TASK GOAL: Below are some records. Count the lines with "this" in them and give nothing but the total.

(Saved data entries)
** begin **

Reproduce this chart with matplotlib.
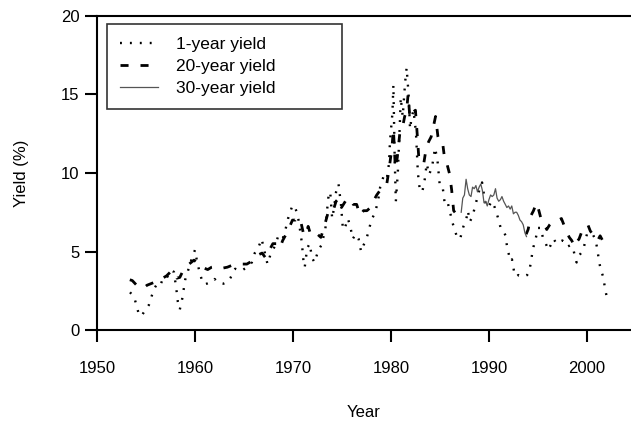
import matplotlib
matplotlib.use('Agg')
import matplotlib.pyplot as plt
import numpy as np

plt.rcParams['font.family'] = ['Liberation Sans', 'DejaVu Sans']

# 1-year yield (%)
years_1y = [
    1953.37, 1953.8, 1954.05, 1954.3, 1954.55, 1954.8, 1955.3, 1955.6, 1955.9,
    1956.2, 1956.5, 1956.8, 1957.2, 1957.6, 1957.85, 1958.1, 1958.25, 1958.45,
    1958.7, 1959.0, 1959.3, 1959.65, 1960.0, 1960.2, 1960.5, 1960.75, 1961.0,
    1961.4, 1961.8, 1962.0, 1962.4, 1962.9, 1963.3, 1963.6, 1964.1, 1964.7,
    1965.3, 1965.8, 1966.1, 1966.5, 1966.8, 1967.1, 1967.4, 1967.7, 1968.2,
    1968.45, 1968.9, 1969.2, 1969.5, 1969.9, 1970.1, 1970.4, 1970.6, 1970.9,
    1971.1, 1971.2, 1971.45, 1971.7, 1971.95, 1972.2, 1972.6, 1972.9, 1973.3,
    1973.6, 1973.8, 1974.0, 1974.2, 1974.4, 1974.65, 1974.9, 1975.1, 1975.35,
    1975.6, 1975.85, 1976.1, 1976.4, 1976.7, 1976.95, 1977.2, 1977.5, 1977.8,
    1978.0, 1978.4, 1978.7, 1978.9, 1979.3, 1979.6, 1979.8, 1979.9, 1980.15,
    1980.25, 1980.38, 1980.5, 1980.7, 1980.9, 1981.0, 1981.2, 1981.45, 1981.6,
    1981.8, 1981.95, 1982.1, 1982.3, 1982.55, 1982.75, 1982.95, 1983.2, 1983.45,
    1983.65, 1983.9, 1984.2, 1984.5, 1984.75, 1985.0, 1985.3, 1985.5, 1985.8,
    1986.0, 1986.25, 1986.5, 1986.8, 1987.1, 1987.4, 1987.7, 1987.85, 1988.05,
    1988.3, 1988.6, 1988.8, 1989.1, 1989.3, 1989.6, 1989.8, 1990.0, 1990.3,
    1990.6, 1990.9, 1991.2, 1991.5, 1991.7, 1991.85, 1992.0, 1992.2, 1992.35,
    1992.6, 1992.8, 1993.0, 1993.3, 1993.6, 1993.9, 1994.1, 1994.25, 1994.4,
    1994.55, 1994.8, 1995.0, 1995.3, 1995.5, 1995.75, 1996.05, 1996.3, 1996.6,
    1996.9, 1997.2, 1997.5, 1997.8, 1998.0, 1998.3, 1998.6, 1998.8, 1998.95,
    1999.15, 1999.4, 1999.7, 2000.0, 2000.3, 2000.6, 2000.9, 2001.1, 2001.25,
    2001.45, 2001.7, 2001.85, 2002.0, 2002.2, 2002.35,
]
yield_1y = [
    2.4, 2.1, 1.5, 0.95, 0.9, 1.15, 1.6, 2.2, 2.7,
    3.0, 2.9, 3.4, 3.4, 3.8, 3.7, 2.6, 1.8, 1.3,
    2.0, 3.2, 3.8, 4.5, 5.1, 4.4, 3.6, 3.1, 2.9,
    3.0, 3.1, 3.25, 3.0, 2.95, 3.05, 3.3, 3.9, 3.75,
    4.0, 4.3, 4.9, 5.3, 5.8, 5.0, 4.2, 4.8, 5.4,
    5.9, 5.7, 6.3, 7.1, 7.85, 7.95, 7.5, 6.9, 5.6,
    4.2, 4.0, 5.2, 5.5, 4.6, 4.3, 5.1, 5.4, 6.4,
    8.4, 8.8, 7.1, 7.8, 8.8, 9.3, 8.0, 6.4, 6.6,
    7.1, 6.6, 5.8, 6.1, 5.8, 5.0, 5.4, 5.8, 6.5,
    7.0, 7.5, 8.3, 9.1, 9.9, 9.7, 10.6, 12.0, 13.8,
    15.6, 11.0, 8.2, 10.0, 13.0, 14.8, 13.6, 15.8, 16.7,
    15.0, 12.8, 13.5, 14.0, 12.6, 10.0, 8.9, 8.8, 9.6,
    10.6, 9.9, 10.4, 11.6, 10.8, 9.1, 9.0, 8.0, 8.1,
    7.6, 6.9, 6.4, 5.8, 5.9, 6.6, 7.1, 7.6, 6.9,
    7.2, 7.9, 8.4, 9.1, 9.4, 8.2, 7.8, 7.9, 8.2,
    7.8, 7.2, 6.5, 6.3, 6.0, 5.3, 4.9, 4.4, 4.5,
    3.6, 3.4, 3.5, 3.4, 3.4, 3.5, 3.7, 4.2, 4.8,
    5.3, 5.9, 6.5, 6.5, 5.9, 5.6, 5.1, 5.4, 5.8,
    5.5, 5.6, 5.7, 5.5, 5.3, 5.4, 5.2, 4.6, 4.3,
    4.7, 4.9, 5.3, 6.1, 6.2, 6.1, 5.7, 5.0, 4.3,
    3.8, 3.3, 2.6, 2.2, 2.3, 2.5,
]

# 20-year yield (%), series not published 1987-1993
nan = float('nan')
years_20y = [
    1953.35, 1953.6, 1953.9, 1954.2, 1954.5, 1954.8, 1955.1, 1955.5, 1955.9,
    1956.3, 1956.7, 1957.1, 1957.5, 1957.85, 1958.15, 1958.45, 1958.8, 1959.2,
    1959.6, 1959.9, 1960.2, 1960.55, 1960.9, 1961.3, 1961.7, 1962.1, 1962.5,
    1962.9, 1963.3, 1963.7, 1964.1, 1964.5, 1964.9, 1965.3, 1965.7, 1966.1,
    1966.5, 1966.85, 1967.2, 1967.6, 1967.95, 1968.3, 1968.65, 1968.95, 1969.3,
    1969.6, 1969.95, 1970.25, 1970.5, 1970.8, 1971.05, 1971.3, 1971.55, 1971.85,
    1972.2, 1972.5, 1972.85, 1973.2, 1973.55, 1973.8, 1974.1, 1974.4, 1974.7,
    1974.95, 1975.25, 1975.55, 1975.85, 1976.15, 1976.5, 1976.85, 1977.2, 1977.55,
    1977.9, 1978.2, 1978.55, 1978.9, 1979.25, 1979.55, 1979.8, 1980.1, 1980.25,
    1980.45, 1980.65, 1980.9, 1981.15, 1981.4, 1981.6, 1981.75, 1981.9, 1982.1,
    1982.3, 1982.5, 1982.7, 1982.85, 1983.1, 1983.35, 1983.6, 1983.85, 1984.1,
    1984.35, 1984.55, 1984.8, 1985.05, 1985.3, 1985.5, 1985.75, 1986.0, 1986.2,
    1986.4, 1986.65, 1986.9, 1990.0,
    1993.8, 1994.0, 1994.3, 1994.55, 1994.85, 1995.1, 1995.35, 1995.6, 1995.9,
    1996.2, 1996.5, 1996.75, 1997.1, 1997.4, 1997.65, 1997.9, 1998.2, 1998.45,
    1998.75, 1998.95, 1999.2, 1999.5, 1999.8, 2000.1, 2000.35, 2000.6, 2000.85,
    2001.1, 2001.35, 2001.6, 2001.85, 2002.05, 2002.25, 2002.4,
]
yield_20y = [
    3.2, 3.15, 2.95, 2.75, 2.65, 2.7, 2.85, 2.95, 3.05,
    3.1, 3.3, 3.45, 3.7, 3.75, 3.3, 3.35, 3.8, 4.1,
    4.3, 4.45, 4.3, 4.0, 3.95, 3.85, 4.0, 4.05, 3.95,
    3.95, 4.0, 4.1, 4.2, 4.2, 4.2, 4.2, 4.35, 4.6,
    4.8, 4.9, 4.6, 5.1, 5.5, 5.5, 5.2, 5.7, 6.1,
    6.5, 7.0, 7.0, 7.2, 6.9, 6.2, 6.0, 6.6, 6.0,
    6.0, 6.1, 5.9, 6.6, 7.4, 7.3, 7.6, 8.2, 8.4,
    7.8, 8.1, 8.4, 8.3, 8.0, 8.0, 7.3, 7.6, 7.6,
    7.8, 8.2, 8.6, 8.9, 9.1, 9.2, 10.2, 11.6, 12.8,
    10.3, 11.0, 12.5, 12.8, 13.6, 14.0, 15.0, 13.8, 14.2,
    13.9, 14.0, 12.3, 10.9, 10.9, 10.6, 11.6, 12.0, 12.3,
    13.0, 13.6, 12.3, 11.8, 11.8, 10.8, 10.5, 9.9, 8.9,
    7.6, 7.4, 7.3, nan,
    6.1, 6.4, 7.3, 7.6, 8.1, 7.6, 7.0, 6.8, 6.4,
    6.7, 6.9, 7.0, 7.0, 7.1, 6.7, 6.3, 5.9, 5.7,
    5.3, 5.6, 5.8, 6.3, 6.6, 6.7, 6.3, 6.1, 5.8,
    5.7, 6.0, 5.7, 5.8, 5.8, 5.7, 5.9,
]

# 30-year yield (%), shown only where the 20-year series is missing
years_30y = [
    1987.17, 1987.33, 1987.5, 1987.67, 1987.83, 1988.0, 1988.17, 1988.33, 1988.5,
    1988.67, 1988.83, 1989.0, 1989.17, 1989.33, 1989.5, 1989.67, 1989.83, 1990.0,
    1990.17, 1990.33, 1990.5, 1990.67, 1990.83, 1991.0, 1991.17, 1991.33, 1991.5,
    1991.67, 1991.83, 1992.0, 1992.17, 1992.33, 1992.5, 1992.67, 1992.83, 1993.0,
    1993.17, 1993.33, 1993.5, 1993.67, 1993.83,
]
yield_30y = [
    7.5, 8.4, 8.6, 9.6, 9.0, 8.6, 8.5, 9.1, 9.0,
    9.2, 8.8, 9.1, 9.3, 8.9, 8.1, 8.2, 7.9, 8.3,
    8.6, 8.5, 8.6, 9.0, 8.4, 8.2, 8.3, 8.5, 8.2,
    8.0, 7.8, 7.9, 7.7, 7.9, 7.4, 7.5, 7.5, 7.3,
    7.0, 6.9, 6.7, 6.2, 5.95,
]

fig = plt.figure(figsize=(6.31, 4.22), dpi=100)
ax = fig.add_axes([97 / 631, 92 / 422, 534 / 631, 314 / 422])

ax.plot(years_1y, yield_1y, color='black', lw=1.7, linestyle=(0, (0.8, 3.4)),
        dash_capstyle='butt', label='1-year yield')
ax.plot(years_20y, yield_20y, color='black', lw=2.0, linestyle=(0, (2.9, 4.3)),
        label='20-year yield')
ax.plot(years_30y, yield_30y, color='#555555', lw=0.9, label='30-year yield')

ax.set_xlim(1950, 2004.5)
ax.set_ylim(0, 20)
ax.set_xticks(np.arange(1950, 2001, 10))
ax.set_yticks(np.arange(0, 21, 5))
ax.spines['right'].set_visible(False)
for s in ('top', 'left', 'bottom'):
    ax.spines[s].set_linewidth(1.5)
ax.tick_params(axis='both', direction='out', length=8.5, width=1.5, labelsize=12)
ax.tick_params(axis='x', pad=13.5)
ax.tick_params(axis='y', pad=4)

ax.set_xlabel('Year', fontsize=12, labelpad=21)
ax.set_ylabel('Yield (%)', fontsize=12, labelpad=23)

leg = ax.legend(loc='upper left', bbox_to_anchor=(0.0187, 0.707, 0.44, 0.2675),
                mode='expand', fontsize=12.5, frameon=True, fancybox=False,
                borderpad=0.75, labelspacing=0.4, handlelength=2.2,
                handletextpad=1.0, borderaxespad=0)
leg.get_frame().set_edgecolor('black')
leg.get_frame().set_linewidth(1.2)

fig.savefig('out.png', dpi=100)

** end **
** begin **

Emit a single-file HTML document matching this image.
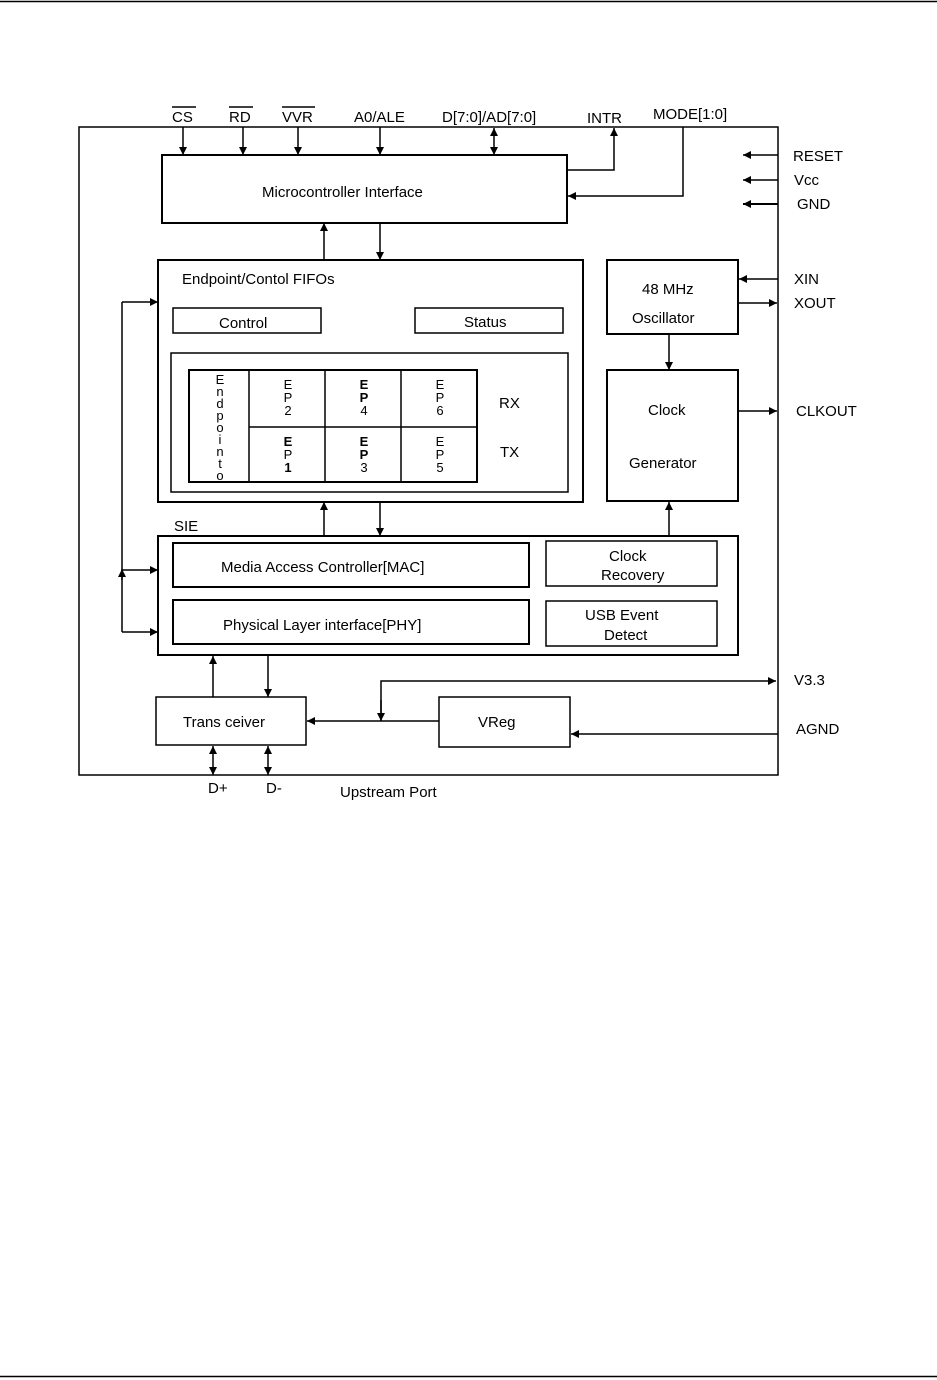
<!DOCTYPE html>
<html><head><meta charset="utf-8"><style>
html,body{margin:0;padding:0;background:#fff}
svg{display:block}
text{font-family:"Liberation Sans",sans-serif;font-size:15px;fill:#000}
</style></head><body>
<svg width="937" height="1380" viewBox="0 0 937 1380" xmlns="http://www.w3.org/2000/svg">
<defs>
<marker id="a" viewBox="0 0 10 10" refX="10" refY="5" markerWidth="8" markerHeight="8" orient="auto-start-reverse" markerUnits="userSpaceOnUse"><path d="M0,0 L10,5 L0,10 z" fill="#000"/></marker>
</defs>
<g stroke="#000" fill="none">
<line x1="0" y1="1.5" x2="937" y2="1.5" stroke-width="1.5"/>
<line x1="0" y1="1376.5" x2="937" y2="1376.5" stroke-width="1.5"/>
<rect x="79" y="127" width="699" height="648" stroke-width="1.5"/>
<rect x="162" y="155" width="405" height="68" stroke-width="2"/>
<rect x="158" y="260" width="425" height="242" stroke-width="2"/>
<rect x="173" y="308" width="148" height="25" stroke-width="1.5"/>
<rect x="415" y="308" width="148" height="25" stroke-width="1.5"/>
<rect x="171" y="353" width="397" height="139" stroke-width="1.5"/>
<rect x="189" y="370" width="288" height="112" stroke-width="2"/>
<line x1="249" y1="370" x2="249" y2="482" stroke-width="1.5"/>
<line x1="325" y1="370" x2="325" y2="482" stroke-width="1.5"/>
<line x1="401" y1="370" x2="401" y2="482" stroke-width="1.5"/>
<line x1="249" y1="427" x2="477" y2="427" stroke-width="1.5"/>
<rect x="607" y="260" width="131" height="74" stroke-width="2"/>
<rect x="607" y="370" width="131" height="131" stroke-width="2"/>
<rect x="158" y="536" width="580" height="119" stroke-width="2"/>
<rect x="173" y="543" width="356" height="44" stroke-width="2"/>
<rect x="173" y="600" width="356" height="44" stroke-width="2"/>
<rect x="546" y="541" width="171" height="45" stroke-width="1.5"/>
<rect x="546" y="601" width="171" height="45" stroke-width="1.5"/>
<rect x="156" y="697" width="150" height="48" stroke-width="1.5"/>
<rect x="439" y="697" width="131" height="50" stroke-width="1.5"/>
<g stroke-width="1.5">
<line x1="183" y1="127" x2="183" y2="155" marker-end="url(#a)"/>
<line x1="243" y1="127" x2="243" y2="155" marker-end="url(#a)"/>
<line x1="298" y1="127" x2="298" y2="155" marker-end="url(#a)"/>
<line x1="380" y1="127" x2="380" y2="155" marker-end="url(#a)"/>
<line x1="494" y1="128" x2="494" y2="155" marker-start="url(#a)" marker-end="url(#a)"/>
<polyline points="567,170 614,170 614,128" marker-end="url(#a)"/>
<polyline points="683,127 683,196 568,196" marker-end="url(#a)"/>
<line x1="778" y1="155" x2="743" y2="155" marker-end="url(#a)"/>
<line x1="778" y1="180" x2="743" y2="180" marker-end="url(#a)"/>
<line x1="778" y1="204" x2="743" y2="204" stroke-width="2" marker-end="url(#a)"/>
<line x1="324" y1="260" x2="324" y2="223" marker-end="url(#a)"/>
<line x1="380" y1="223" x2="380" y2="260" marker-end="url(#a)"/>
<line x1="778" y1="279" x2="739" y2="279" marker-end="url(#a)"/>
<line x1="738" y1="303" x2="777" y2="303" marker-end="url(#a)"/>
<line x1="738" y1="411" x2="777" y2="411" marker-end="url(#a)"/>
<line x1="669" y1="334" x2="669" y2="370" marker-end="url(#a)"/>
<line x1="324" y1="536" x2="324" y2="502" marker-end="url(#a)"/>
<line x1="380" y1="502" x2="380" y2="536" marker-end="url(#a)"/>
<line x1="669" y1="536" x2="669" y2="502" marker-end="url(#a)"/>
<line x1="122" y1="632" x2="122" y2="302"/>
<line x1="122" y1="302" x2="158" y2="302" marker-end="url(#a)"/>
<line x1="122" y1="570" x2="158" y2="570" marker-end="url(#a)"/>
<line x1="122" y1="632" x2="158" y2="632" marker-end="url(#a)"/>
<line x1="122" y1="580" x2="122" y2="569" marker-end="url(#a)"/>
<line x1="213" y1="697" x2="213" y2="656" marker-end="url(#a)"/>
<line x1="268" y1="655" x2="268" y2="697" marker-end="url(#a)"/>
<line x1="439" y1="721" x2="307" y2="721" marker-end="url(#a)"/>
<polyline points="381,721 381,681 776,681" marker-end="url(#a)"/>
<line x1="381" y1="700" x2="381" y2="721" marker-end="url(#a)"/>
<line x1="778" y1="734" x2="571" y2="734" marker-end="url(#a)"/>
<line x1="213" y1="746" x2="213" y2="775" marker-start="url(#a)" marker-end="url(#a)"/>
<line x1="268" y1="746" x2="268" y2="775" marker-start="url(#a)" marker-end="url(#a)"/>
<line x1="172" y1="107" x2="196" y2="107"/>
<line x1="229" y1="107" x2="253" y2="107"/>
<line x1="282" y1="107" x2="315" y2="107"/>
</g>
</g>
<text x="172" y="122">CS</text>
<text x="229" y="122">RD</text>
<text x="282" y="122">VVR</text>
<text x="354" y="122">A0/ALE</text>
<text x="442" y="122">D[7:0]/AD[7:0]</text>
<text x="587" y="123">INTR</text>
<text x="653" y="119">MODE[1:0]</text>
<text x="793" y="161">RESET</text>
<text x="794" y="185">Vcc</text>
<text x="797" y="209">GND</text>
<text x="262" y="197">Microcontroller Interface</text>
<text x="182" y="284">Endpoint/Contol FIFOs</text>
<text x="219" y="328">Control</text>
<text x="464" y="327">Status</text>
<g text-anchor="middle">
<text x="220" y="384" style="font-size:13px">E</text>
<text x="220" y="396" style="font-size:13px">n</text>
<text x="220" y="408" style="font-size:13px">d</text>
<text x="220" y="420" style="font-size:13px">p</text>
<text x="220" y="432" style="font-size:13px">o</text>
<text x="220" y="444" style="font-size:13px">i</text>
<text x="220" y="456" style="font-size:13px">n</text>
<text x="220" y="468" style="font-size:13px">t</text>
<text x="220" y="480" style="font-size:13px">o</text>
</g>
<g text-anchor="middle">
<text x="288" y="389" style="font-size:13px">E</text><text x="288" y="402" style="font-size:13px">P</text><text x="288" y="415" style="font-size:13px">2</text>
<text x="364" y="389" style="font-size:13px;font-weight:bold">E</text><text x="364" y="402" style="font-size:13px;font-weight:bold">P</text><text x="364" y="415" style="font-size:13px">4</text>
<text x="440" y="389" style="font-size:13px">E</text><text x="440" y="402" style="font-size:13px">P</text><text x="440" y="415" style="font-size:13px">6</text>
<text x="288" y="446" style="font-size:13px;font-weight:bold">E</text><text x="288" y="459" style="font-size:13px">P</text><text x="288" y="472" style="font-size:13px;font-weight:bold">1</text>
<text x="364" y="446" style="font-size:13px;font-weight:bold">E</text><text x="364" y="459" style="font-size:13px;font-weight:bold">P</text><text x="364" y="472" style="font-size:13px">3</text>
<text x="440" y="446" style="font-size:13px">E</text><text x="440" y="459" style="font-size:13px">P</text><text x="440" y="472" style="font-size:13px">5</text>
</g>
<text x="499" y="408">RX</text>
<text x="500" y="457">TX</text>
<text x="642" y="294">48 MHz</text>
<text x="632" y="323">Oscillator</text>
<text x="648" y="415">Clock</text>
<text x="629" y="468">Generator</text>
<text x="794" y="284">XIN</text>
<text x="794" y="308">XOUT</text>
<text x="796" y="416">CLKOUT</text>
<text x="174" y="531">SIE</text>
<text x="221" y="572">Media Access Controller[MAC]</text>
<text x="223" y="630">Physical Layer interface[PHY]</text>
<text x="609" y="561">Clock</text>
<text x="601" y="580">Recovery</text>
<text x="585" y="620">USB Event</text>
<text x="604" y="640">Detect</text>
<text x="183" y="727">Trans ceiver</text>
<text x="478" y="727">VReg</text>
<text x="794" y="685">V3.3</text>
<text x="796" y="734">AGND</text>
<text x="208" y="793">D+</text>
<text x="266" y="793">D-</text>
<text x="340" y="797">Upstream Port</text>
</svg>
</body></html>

** end **

SOLVED PROBLEM: 2